The Bunnymen like many other bands of their age, and I’m referring to their longevity, and stature have taken to revisiting and performing entire albums, in 2009 they did ‘Ocean Rain’ complete with accompanying orchestra, which was subsequently released on DVD etc. This time they have gone back even further; the tour was The Bunnymen performing in their entirety their first two releases 1980’s ‘Crocodiles’ followed by 1981’s ‘Heaven Up Here’; even the stage set revisited bygone days with a reappearance of their once trademark camo netting.


The Bunnymen were on stage for over two hours, Mac looked to enjoy himself, the crowd certainly did so all bodes well for a promised new album in 2011 – To quote Mac “Lets ave it”

‘A master-class in rock ‘n’ roll?’ – Yeah, I’ll ave that too.

Read it all here:

I met Kelley in the lobby of the theater where he gave me one of his CDs and invited Linda, Oli and I to the after party there in the theater. I was really tempted but for me it was all over, the third and final show, I was somewhat deflated. I would also have been uncomfortable standing amongst the giants and fearful of not knowing what to say. I declined the invitation, thanked all for the experience, made promises about next year and then departed.
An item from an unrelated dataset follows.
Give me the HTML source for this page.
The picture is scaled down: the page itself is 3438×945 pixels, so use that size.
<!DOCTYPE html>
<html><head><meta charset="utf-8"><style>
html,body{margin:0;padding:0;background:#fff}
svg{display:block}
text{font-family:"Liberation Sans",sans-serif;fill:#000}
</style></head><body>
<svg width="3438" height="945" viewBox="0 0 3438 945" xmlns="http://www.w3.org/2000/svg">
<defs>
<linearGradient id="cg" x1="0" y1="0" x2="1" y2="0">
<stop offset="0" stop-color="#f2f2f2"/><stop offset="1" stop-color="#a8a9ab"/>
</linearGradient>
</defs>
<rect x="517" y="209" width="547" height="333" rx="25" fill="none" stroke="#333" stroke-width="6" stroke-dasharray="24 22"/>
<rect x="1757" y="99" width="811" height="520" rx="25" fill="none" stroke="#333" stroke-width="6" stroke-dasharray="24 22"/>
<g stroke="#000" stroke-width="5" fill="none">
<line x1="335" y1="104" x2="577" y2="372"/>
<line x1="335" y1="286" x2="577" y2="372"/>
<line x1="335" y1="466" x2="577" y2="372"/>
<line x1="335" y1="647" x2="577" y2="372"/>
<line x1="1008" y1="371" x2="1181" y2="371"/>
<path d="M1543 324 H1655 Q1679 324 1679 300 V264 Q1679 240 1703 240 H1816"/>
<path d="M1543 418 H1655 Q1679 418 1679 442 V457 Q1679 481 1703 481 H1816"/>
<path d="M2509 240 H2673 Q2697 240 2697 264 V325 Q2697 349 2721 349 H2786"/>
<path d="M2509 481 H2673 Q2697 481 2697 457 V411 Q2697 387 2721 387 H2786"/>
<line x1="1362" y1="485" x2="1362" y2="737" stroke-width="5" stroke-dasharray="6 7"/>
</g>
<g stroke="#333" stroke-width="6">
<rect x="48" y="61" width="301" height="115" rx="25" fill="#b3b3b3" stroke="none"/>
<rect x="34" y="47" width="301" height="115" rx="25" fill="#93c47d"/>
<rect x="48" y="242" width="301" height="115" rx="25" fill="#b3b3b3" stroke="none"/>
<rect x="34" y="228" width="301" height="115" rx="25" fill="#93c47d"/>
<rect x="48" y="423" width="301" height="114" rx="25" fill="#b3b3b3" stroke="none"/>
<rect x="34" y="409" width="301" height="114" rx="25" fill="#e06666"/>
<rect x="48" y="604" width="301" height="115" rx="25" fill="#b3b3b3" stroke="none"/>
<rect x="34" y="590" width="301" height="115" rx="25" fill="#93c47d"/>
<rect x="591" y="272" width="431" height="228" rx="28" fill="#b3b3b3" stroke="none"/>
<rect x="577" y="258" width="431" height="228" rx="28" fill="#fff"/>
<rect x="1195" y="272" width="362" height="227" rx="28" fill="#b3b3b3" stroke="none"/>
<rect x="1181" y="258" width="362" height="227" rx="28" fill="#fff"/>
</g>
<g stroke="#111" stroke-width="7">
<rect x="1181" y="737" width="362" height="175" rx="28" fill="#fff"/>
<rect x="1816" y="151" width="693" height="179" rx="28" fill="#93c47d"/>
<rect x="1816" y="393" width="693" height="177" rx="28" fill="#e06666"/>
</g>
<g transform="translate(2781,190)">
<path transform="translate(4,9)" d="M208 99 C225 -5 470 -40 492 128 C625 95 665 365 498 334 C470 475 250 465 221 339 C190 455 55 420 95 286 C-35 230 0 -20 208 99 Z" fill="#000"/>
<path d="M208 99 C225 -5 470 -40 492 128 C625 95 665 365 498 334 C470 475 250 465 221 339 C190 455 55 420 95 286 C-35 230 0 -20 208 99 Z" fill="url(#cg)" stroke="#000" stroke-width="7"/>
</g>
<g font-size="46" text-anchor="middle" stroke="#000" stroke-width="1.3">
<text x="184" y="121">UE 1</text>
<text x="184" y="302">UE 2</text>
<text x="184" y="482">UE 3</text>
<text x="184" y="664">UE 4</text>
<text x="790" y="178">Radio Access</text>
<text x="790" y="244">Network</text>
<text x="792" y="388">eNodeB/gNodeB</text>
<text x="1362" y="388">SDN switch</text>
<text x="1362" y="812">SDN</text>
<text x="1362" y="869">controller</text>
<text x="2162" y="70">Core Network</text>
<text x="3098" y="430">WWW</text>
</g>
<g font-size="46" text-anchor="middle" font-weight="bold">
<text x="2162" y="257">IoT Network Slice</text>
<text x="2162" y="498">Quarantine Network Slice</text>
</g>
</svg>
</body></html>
I was now in search of liquid refreshment other than alcohol and a serving of fish and chips!

On the way back to the hotel I observed a woman weaving down the sidewalk, obviously impaired, more so than I. Not too far behind her was a guy who appeared to be in better shape. I approached and learned they were Andy and Alison who had also enjoy the show at the Olympia. We talked about all sorts of things and I received a history lesson about how Liverpool owed much of its wealth to the slave trade. I'll have to visit that museum near the Albert docks next time.

Back to the hotel, walking the empty, marble walled hallways, back to a room where a bit more heat would have been welcome. What I was waiting for so expectantly for so long had all come to an end, and now it was simply a matter putting it in reverse and returning home.